Costa Rica News – Luis Guillermo Solis is a professional historian, but his life as president of Costa Rica has thrust him squarely into the present, where he has become a voice for sustainable development, activism on climate change and peace.
He echoed the same themes Saturday when he visited Pittsburgh to accept an honorary doctor of laws degree from Duquesne University.
Flanked by the American and Costa Rican flags, Solis, 56, thanked officials at Duquesne for the degree, calling it “an unexpected gift.”
Solis, who has studied in the United States twice as a Fulbright scholar, said his nation’s decision to rely exclusively on international law is one of the reasons he cherishes its relationship with the Catholic law school in Pittsburgh.
“Peace begins with a rule of law,” Solis told the crowd at Duquesne.
“We are also aware that there will be no peace without sustainable development. There will be no peace as long as there is poverty,” he said. “There will be no peace while we destroy our communities’ inhabitants. There will be no peace while large sectors of humanity do not have guaranteed access to drinking water. There will be no peace while we fail to understand that humanity and all of planet earth’s biodiversity can and should grow together.”

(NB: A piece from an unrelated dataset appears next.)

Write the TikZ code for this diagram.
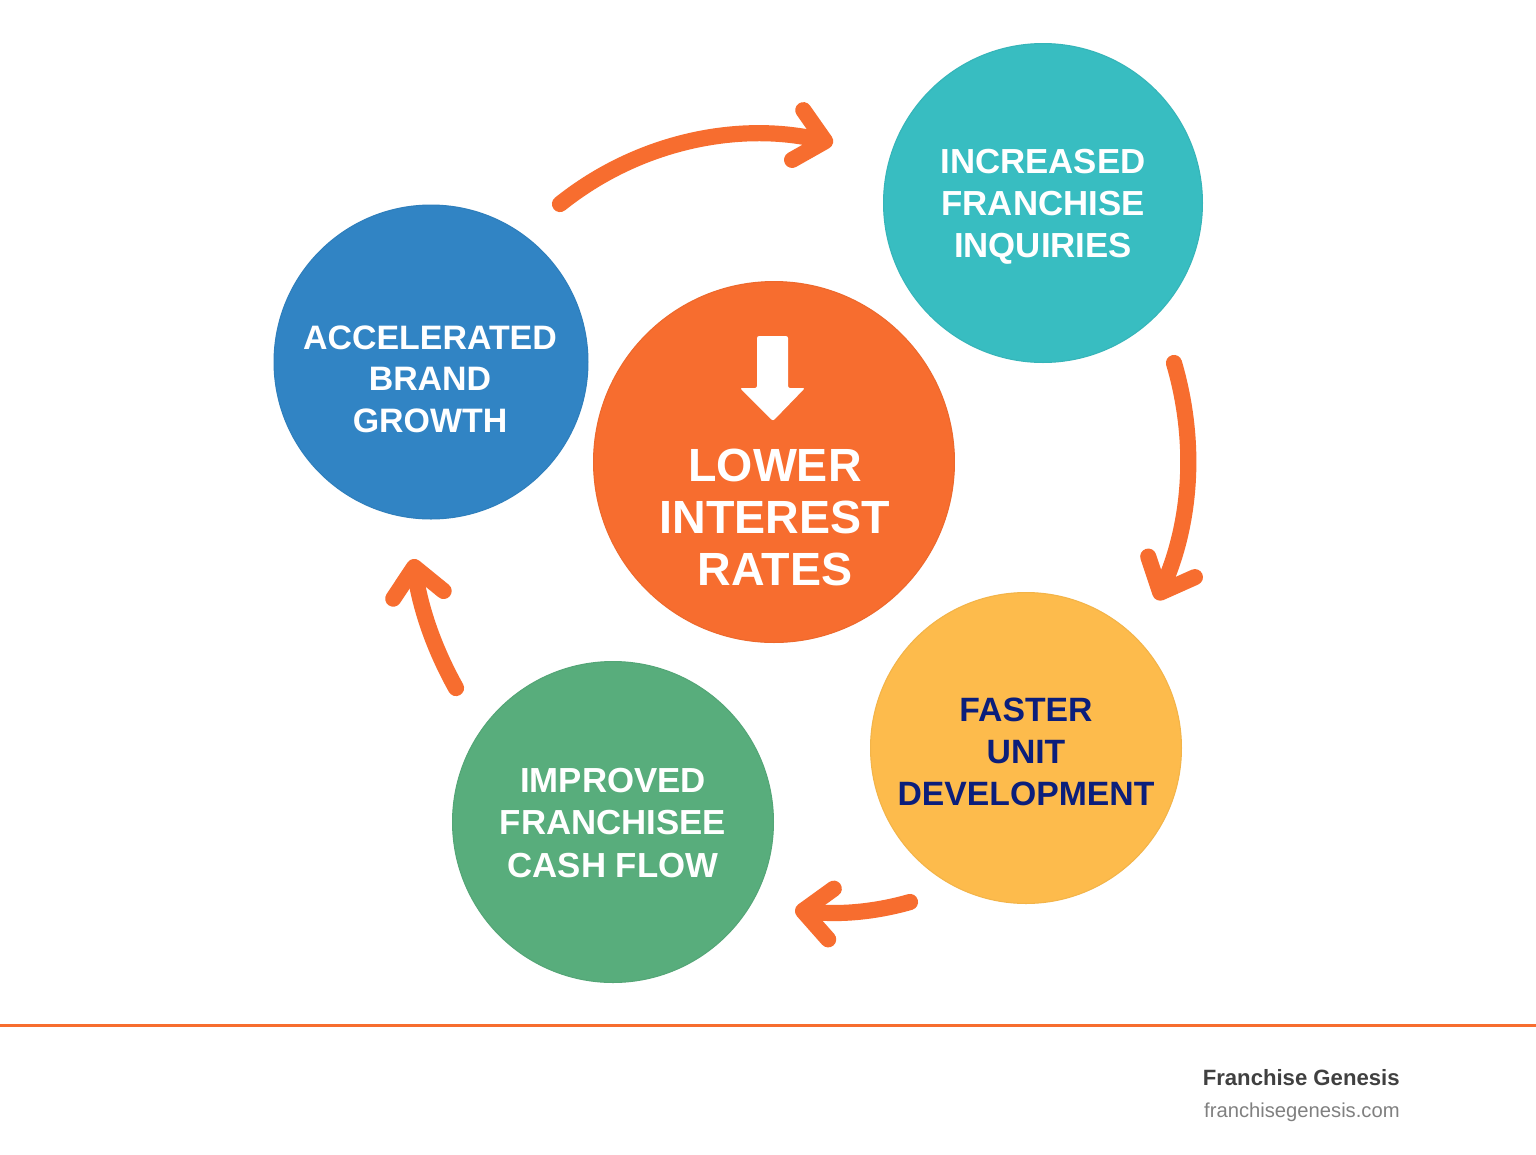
\documentclass[tikz,border=0pt]{standalone}
\usepackage{fontspec}
\setmainfont{Liberation Sans}
\usepackage{xcolor}
\usetikzlibrary{arrows.meta}
\definecolor{rateorange}{HTML}{F76D2F}
\definecolor{inquiryteal}{HTML}{38BDC1}
\definecolor{growthblue}{HTML}{3184C4}
\definecolor{unityellow}{HTML}{FDBB4C}
\definecolor{cashgreen}{HTML}{58AD7C}
\definecolor{unitnavy}{HTML}{0B1E7B}
\tikzset{
    bubble/.style={circle, draw=#1!96!black, fill=#1, line width=0.6pt, inner sep=0pt},
    bubbletext/.style={align=center, text=white, inner sep=0pt, font=\bfseries\fontsize{19.8}{24}\selectfont},
    cyclearrow/.style={draw=rateorange, line width=9.2pt, line cap=round, line join=round,
        -{Straight Barb[round, length=16pt, width=29pt, line width=9.2pt]}},
}
\begin{document}
\begin{tikzpicture}[x=0.02cm, y=-0.02cm]
        \useasboundingbox (0,0) rectangle (1536,1154);
        \fill[white] (0,0) rectangle (1536,1154);
        % circles
        \node[bubble=rateorange, minimum size=7.22cm] (rates) at (774,462) {};
        \node[bubble=inquiryteal, minimum size=6.38cm] (inquiries) at (1043,203) {};
        \node[bubble=growthblue, minimum size=6.28cm] (growth) at (431,362) {};
        \node[bubble=unityellow, minimum size=6.22cm] (unit) at (1026,748) {};
        \node[bubble=cashgreen, minimum size=6.42cm] (cash) at (613,822) {};
        % circle labels
        \node[bubbletext, font=\bfseries\fontsize{26.5}{29.6}\selectfont] (ratestext) at (775,517) {LOWER\\INTEREST\\RATES};
        \node[bubbletext] (inquiriestext) at (1043,207) {INCREASED\\FRANCHISE\\INQUIRIES};
        \node[bubbletext, font=\bfseries\fontsize{19.3}{23.6}\selectfont] (growthtext) at (430,379) {ACCELERATED\\BRAND\\GROWTH};
        \node[bubbletext, text=unitnavy, font=\bfseries\fontsize{19.2}{24}\selectfont] (unittext) at (1026,752) {FASTER\\UNIT\\DEVELOPMENT};
        \node[bubbletext] (cashtext) at (613,823) {IMPROVED\\FRANCHISEE\\CASH FLOW};
        % down arrow
        \fill[white, rounded corners=1.2pt] (757,336) -- (788,336) -- (788,388) -- (805,388) -- (773,421) -- (740,388) -- (757,388) -- cycle;
        % arrows between circles
        \coordinate (growthout) at (560,204);
        \coordinate (inquiriesin) at (833,143);
        \coordinate (inquiriesout) at (1174,363);
        \coordinate (unitin) at (1157,600);
        \coordinate (unitout) at (910,902);
        \coordinate (cashin) at (795,910);
        \coordinate (cashout) at (456,688);
        \coordinate (growthin) at (413,559);
        \draw[cyclearrow] (growthout) .. controls (640,140) and (740,122) .. (inquiriesin);
        \draw[cyclearrow] (inquiriesout) .. controls (1198,445) and (1190,525) .. (unitin);
        \draw[cyclearrow] (unitout) .. controls (875,912) and (840,915) .. (cashin);
        \draw[cyclearrow] (cashout) .. controls (432,645) and (420,605) .. (growthin);
        % footer
        \draw[rateorange, line width=1.7pt] (0,1025) -- (1536,1025);
        \node[anchor=east, inner sep=0pt, text=black!75, font=\bfseries\fontsize{12.6}{15}\selectfont] (brand) at (1400,1078) {Franchise Genesis};
        \node[anchor=east, inner sep=0pt, text=black!50, font=\fontsize{11.5}{14}\selectfont] (site) at (1400,1112) {franchisegenesis.com};
\end{tikzpicture}
\end{document}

Solis, a professor of history and political science at University of Costa Rica, became the nation’s president this year. Although Costa Rica, a nation of 4.5 million that is slightly smaller than Vermont and has been a democracy since 1889, is considered one of Latin America’s most stable democracies, Solis said much work remains.
“I would like to see Costa Rica grow stronger following a democracy such as yours. When we have solid institutions the rule of law can be upheld,” Solis said.
The Saturday ceremony marked the culmination of a relationship between Duquesne and Costa Rica that began when Duquesne law professor Robert Barker, then a Peace Corps volunteer, visited Costa Rica in 1968 to tour its newly established legal clinics.
Barker, who teaches constitutional and international law, said he hopes the relationship between Duquesne and the Costa Rican judicial and legal system, which has included exchanges between the university and Costa Rican professors and judges, will flourish.
“I hope we’re just getting started,” Barker said as law professors and students lined up to greet Solis.
Duquesne Law School Dean Ken Gormley, who lectured in Costa Rica earlier this year, said he is proud to partner with the nation’s judicial and legal education system.
“(Costa Rica) is a stable and advanced democracy. It is (a) strong economy. It has placed a high priority on the rule of law,” Gormley said.